____ Material

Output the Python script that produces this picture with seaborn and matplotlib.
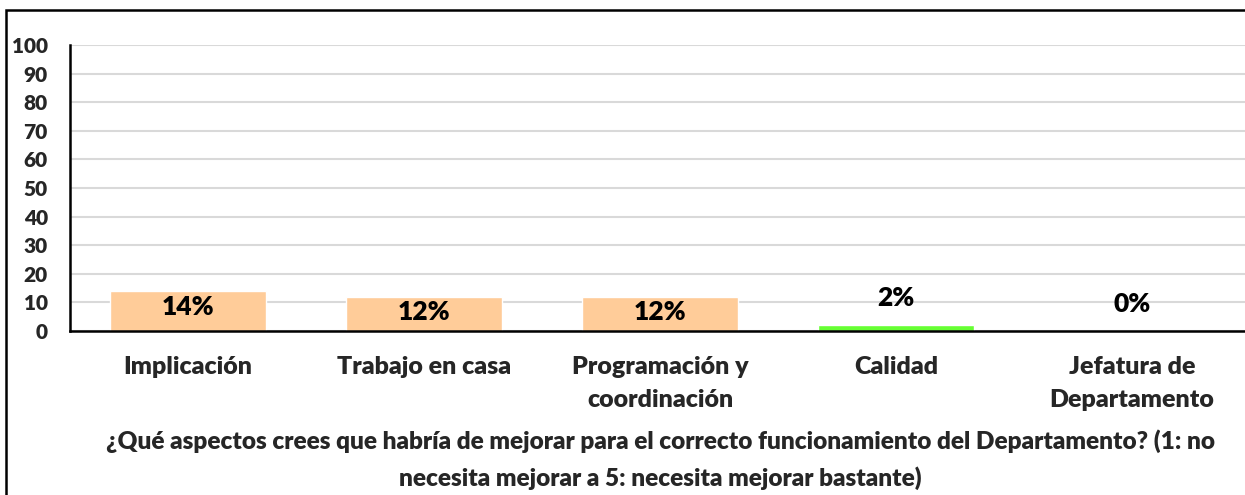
import matplotlib
matplotlib.use("Agg")
import matplotlib.pyplot as plt
import seaborn as sns
import pandas as pd
from matplotlib.patches import Rectangle

categories = ["Implicación", "Trabajo en casa", "Programación y\ncoordinación", "Calidad", "Jefatura de\nDepartamento"]
values = [14, 12, 12, 2, 0]
bar_colors = ["#FFCC99", "#FFCC99", "#FFCC99", "#66FF33", "#FFCC99"]
yticks = [0, 10, 20, 30, 40, 50, 60, 70, 80, 90, 100]
title = ("¿Qué aspectos crees que habría de mejorar para el correcto funcionamiento del Departamento? (1: no\n"
         "necesita mejorar a 5: necesita mejorar bastante)")

sns.set_theme(style="white")
plt.rcParams["font.family"] = ["Lato", "DejaVu Sans"]
plt.rcParams["font.weight"] = "bold"

df = pd.DataFrame({"cat": categories, "val": values})

fig = plt.figure(figsize=(12.45, 4.95), dpi=100)
ax = fig.add_axes([70 / 1245, 164 / 495, 1180 / 1245, 286 / 495])

sns.barplot(data=df, x="cat", y="val", hue="cat", palette=dict(zip(categories, bar_colors)),
            width=0.665, legend=False, ax=ax, saturation=1, zorder=2)

ax.set_ylim(0, 100)
ax.set_xlim(-0.5, 4.5)
ax.set_yticks(yticks)
ax.yaxis.grid(True, color="#d9d9d9", linewidth=1.5, zorder=0)
ax.set_axisbelow(True)
for s in ["top", "right"]:
    ax.spines[s].set_visible(False)
for s in ["left", "bottom"]:
    ax.spines[s].set_color("black")
    ax.spines[s].set_linewidth(1.8)
ax.tick_params(axis="y", length=0, pad=16, labelsize=15)
ax.tick_params(axis="x", length=0, pad=18, labelsize=18)
for lbl in ax.get_xticklabels() + ax.get_yticklabels():
    lbl.set_fontweight("heavy")
    lbl.set_linespacing(1.6)
ax.set_ylabel("")
ax.set_xlabel(title, fontsize=17.6, fontweight="heavy", labelpad=13, linespacing=1.7)

for i, v in enumerate(values):
    y = v - 5.5 if v > 5 else v + 9.5
    ax.text(i, y, f"{v}%", ha="center", va="center", fontsize=19, fontweight="heavy", color="black")

fig.add_artist(Rectangle((6 / 1245, -0.1), 1.2, (485 / 495) + 0.1, transform=fig.transFigure,
                         fill=False, edgecolor="black", linewidth=1.8))

fig.savefig("out.png", dpi=100)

________

> [Stated goal]:
Without the pictures, please reproduce each line of the listing above exactly, from the first one through the line bearing "from matplotlib.patches import Rectangle".

> [Correct result]:
Output the Python script that produces this picture with seaborn and matplotlib.
import matplotlib
matplotlib.use("Agg")
import matplotlib.pyplot as plt
import seaborn as sns
import pandas as pd
from matplotlib.patches import Rectangle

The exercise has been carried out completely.